### WHAT IS ASKED
Return the listing below verbatim. Pictures do not belong in the copy.
**** SOURCE MATERIAL ****
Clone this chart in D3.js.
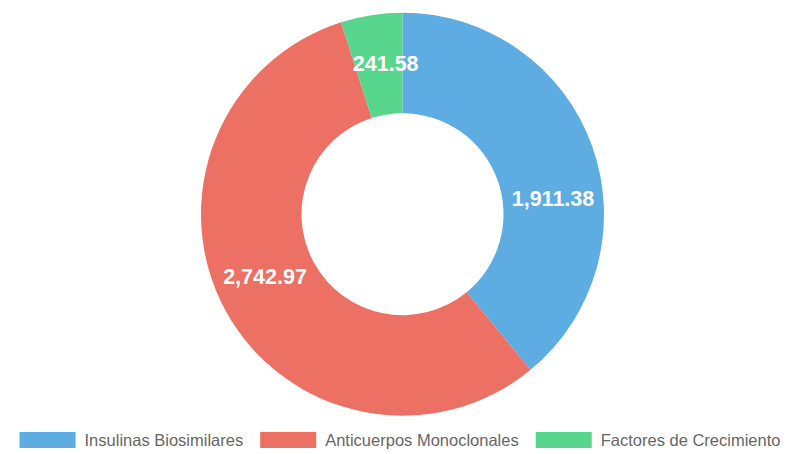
<!DOCTYPE html>
<html>
<head>
<meta charset="utf-8">
<script src="https://cdn.jsdelivr.net/npm/d3@7"></script>
<style>
  html, body { margin: 0; padding: 0; background: #fff; }
  svg { display: block; }
</style>
</head>
<body>
<svg id="chart" width="800" height="454"></svg>
<script>
const categories = ["Insulinas Biosimilares", "Anticuerpos Monoclonales", "Factores de Crecimiento"];
const values = [1911.38, 2742.97, 241.58];
const colors = ["#5DADE2", "#EC7063", "#58D68D"];

const W = 800, H = 454;
const cx = 402.5, cy = 214.2;
const outerR = 201.5, innerR = 101;
// small angular nudges (degrees) so labels sit where the original placed them
const labelAngleShift = [13.9, 4, 2.5];

const svg = d3.select("#chart");
const data = categories.map((c, i) => ({ name: c, value: values[i], color: colors[i] }));

const pie = d3.pie().value(d => d.value).sort(null);
const arc = d3.arc().innerRadius(innerR).outerRadius(outerR);
const arcs = pie(data);

const g = svg.append("g").attr("transform", `translate(${cx},${cy})`);
g.selectAll("path.slice")
  .data(arcs)
  .join("path")
  .attr("class", "slice")
  .attr("d", arc)
  .attr("fill", d => d.data.color);

const fmt = d3.format(",.2f");
g.selectAll("text.lbl")
  .data(arcs)
  .join("text")
  .attr("class", "lbl")
  .attr("transform", (d, i) => {
    const s = labelAngleShift[i] * Math.PI / 180;
    const c = arc.centroid({ startAngle: d.startAngle + s, endAngle: d.endAngle + s });
    return `translate(${c[0]},${c[1]})`;
  })
  .attr("text-anchor", "middle")
  .attr("dominant-baseline", "central")
  .attr("fill", "#fff")
  .style("font-family", "'Liberation Sans', Arial, Helvetica, sans-serif")
  .style("font-weight", "bold")
  .style("font-size", "21.5px")
  .text(d => fmt(d.data.value));

// Legend
const legendY = 440;
const boxW = 56, boxH = 16, boxGap = 9, itemGap = 17;
const legend = svg.append("g");
const items = legend.selectAll("g.item").data(data).join("g").attr("class", "item");
items.append("rect")
  .attr("width", boxW).attr("height", boxH)
  .attr("y", legendY - boxH / 2)
  .attr("fill", d => d.color);
items.append("text")
  .attr("x", boxW + boxGap)
  .attr("y", legendY)
  .attr("dominant-baseline", "central")
  .attr("fill", "#666")
  .style("font-family", "'Liberation Sans', Arial, Helvetica, sans-serif")
  .style("font-size", "16.5px")
  .text(d => d.name);

let widths = [];
items.each(function() {
  const t = d3.select(this).select("text").node().getComputedTextLength();
  widths.push(boxW + boxGap + t);
});
const total = d3.sum(widths) + itemGap * (widths.length - 1);
let x = (W - total) / 2;
items.attr("transform", (d, i) => {
  const tx = x;
  x += widths[i] + itemGap;
  return `translate(${tx},0)`;
});
</script>
</body>
</html>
****
### RIGHT ANSWER
Clone this chart in D3.js.
<!DOCTYPE html>
<html>
<head>
<meta charset="utf-8">
<script src="https://cdn.jsdelivr.net/npm/d3@7"></script>
<style>
  html, body { margin: 0; padding: 0; background: #fff; }
  svg { display: block; }
</style>
</head>
<body>
<svg id="chart" width="800" height="454"></svg>
<script>
const categories = ["Insulinas Biosimilares", "Anticuerpos Monoclonales", "Factores de Crecimiento"];
const values = [1911.38, 2742.97, 241.58];
const colors = ["#5DADE2", "#EC7063", "#58D68D"];

const W = 800, H = 454;
const cx = 402.5, cy = 214.2;
const outerR = 201.5, innerR = 101;
// small angular nudges (degrees) so labels sit where the original placed them
const labelAngleShift = [13.9, 4, 2.5];

const svg = d3.select("#chart");
const data = categories.map((c, i) => ({ name: c, value: values[i], color: colors[i] }));

const pie = d3.pie().value(d => d.value).sort(null);
const arc = d3.arc().innerRadius(innerR).outerRadius(outerR);
const arcs = pie(data);

const g = svg.append("g").attr("transform", `translate(${cx},${cy})`);
g.selectAll("path.slice")
  .data(arcs)
  .join("path")
  .attr("class", "slice")
  .attr("d", arc)
  .attr("fill", d => d.data.color);

const fmt = d3.format(",.2f");
g.selectAll("text.lbl")
  .data(arcs)
  .join("text")
  .attr("class", "lbl")
  .attr("transform", (d, i) => {
    const s = labelAngleShift[i] * Math.PI / 180;
    const c = arc.centroid({ startAngle: d.startAngle + s, endAngle: d.endAngle + s });
    return `translate(${c[0]},${c[1]})`;
  })
  .attr("text-anchor", "middle")
  .attr("dominant-baseline", "central")
  .attr("fill", "#fff")
  .style("font-family", "'Liberation Sans', Arial, Helvetica, sans-serif")
  .style("font-weight", "bold")
  .style("font-size", "21.5px")
  .text(d => fmt(d.data.value));

// Legend
const legendY = 440;
const boxW = 56, boxH = 16, boxGap = 9, itemGap = 17;
const legend = svg.append("g");
const items = legend.selectAll("g.item").data(data).join("g").attr("class", "item");
items.append("rect")
  .attr("width", boxW).attr("height", boxH)
  .attr("y", legendY - boxH / 2)
  .attr("fill", d => d.color);
items.append("text")
  .attr("x", boxW + boxGap)
  .attr("y", legendY)
  .attr("dominant-baseline", "central")
  .attr("fill", "#666")
  .style("font-family", "'Liberation Sans', Arial, Helvetica, sans-serif")
  .style("font-size", "16.5px")
  .text(d => d.name);

let widths = [];
items.each(function() {
  const t = d3.select(this).select("text").node().getComputedTextLength();
  widths.push(boxW + boxGap + t);
});
const total = d3.sum(widths) + itemGap * (widths.length - 1);
let x = (W - total) / 2;
items.attr("transform", (d, i) => {
  const tx = x;
  x += widths[i] + itemGap;
  return `translate(${tx},0)`;
});
</script>
</body>
</html>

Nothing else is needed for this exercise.